What you are asked to do:
Return the whole listing exactly as it stands.

##########

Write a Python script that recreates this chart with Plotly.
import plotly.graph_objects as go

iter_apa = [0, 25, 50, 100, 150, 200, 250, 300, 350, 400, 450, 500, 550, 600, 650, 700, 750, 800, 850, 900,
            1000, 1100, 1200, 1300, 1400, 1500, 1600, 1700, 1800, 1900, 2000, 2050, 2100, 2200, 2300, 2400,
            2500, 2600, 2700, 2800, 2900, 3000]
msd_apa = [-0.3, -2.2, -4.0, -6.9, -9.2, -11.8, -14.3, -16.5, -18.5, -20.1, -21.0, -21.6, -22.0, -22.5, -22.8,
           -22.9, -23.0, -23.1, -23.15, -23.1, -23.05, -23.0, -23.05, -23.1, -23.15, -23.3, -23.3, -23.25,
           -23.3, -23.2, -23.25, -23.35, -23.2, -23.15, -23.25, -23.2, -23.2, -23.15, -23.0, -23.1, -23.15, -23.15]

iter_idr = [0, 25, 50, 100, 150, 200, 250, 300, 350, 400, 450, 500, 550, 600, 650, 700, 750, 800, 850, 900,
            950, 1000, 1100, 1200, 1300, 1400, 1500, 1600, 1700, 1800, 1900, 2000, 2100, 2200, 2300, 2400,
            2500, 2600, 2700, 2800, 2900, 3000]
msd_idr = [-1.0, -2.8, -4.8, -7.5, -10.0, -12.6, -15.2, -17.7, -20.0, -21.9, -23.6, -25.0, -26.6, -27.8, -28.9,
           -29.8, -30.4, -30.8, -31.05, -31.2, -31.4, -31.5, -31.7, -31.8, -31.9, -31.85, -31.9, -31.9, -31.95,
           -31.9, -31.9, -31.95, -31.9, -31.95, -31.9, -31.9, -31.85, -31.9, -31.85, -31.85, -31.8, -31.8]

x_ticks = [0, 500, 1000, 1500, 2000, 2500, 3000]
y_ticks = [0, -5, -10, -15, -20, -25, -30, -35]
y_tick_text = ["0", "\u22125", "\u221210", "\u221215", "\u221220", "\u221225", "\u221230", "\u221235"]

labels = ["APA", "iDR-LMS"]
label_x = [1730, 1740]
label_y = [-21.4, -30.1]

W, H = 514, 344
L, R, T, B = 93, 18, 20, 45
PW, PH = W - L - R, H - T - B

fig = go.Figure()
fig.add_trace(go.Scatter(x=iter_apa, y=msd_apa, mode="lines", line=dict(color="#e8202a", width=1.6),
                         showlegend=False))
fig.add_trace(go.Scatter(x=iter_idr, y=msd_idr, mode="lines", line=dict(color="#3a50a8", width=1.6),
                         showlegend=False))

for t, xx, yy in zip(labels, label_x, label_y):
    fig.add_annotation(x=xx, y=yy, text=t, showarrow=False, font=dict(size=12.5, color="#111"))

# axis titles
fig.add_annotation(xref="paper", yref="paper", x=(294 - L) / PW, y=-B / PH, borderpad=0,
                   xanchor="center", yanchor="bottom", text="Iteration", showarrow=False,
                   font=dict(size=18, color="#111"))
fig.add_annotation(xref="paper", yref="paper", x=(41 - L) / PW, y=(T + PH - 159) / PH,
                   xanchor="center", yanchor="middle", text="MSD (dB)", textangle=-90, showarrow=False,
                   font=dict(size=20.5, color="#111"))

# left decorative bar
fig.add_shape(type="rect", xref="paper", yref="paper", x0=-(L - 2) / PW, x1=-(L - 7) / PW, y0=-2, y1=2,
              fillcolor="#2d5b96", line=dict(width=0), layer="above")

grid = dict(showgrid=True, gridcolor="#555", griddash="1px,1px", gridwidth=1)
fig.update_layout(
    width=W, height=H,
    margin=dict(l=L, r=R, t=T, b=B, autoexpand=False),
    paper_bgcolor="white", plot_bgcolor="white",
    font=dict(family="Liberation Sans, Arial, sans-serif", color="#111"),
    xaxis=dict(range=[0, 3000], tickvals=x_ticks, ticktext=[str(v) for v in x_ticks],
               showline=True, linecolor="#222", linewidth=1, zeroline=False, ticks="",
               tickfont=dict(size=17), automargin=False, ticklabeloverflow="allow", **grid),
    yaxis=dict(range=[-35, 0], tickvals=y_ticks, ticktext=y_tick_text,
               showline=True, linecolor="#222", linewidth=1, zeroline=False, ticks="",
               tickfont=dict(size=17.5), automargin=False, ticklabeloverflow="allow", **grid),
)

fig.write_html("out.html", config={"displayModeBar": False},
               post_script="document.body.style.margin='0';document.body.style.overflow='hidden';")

##########

Answer to the exercise:
Write a Python script that recreates this chart with Plotly.
import plotly.graph_objects as go

iter_apa = [0, 25, 50, 100, 150, 200, 250, 300, 350, 400, 450, 500, 550, 600, 650, 700, 750, 800, 850, 900,
            1000, 1100, 1200, 1300, 1400, 1500, 1600, 1700, 1800, 1900, 2000, 2050, 2100, 2200, 2300, 2400,
            2500, 2600, 2700, 2800, 2900, 3000]
msd_apa = [-0.3, -2.2, -4.0, -6.9, -9.2, -11.8, -14.3, -16.5, -18.5, -20.1, -21.0, -21.6, -22.0, -22.5, -22.8,
           -22.9, -23.0, -23.1, -23.15, -23.1, -23.05, -23.0, -23.05, -23.1, -23.15, -23.3, -23.3, -23.25,
           -23.3, -23.2, -23.25, -23.35, -23.2, -23.15, -23.25, -23.2, -23.2, -23.15, -23.0, -23.1, -23.15, -23.15]

iter_idr = [0, 25, 50, 100, 150, 200, 250, 300, 350, 400, 450, 500, 550, 600, 650, 700, 750, 800, 850, 900,
            950, 1000, 1100, 1200, 1300, 1400, 1500, 1600, 1700, 1800, 1900, 2000, 2100, 2200, 2300, 2400,
            2500, 2600, 2700, 2800, 2900, 3000]
msd_idr = [-1.0, -2.8, -4.8, -7.5, -10.0, -12.6, -15.2, -17.7, -20.0, -21.9, -23.6, -25.0, -26.6, -27.8, -28.9,
           -29.8, -30.4, -30.8, -31.05, -31.2, -31.4, -31.5, -31.7, -31.8, -31.9, -31.85, -31.9, -31.9, -31.95,
           -31.9, -31.9, -31.95, -31.9, -31.95, -31.9, -31.9, -31.85, -31.9, -31.85, -31.85, -31.8, -31.8]

x_ticks = [0, 500, 1000, 1500, 2000, 2500, 3000]
y_ticks = [0, -5, -10, -15, -20, -25, -30, -35]
y_tick_text = ["0", "\u22125", "\u221210", "\u221215", "\u221220", "\u221225", "\u221230", "\u221235"]

labels = ["APA", "iDR-LMS"]
label_x = [1730, 1740]
label_y = [-21.4, -30.1]

W, H = 514, 344
L, R, T, B = 93, 18, 20, 45
PW, PH = W - L - R, H - T - B

fig = go.Figure()
fig.add_trace(go.Scatter(x=iter_apa, y=msd_apa, mode="lines", line=dict(color="#e8202a", width=1.6),
                         showlegend=False))
fig.add_trace(go.Scatter(x=iter_idr, y=msd_idr, mode="lines", line=dict(color="#3a50a8", width=1.6),
                         showlegend=False))

for t, xx, yy in zip(labels, label_x, label_y):
    fig.add_annotation(x=xx, y=yy, text=t, showarrow=False, font=dict(size=12.5, color="#111"))

# axis titles
fig.add_annotation(xref="paper", yref="paper", x=(294 - L) / PW, y=-B / PH, borderpad=0,
                   xanchor="center", yanchor="bottom", text="Iteration", showarrow=False,
                   font=dict(size=18, color="#111"))
fig.add_annotation(xref="paper", yref="paper", x=(41 - L) / PW, y=(T + PH - 159) / PH,
                   xanchor="center", yanchor="middle", text="MSD (dB)", textangle=-90, showarrow=False,
                   font=dict(size=20.5, color="#111"))

# left decorative bar
fig.add_shape(type="rect", xref="paper", yref="paper", x0=-(L - 2) / PW, x1=-(L - 7) / PW, y0=-2, y1=2,
              fillcolor="#2d5b96", line=dict(width=0), layer="above")

grid = dict(showgrid=True, gridcolor="#555", griddash="1px,1px", gridwidth=1)
fig.update_layout(
    width=W, height=H,
    margin=dict(l=L, r=R, t=T, b=B, autoexpand=False),
    paper_bgcolor="white", plot_bgcolor="white",
    font=dict(family="Liberation Sans, Arial, sans-serif", color="#111"),
    xaxis=dict(range=[0, 3000], tickvals=x_ticks, ticktext=[str(v) for v in x_ticks],
               showline=True, linecolor="#222", linewidth=1, zeroline=False, ticks="",
               tickfont=dict(size=17), automargin=False, ticklabeloverflow="allow", **grid),
    yaxis=dict(range=[-35, 0], tickvals=y_ticks, ticktext=y_tick_text,
               showline=True, linecolor="#222", linewidth=1, zeroline=False, ticks="",
               tickfont=dict(size=17.5), automargin=False, ticklabeloverflow="allow", **grid),
)

fig.write_html("out.html", config={"displayModeBar": False},
               post_script="document.body.style.margin='0';document.body.style.overflow='hidden';")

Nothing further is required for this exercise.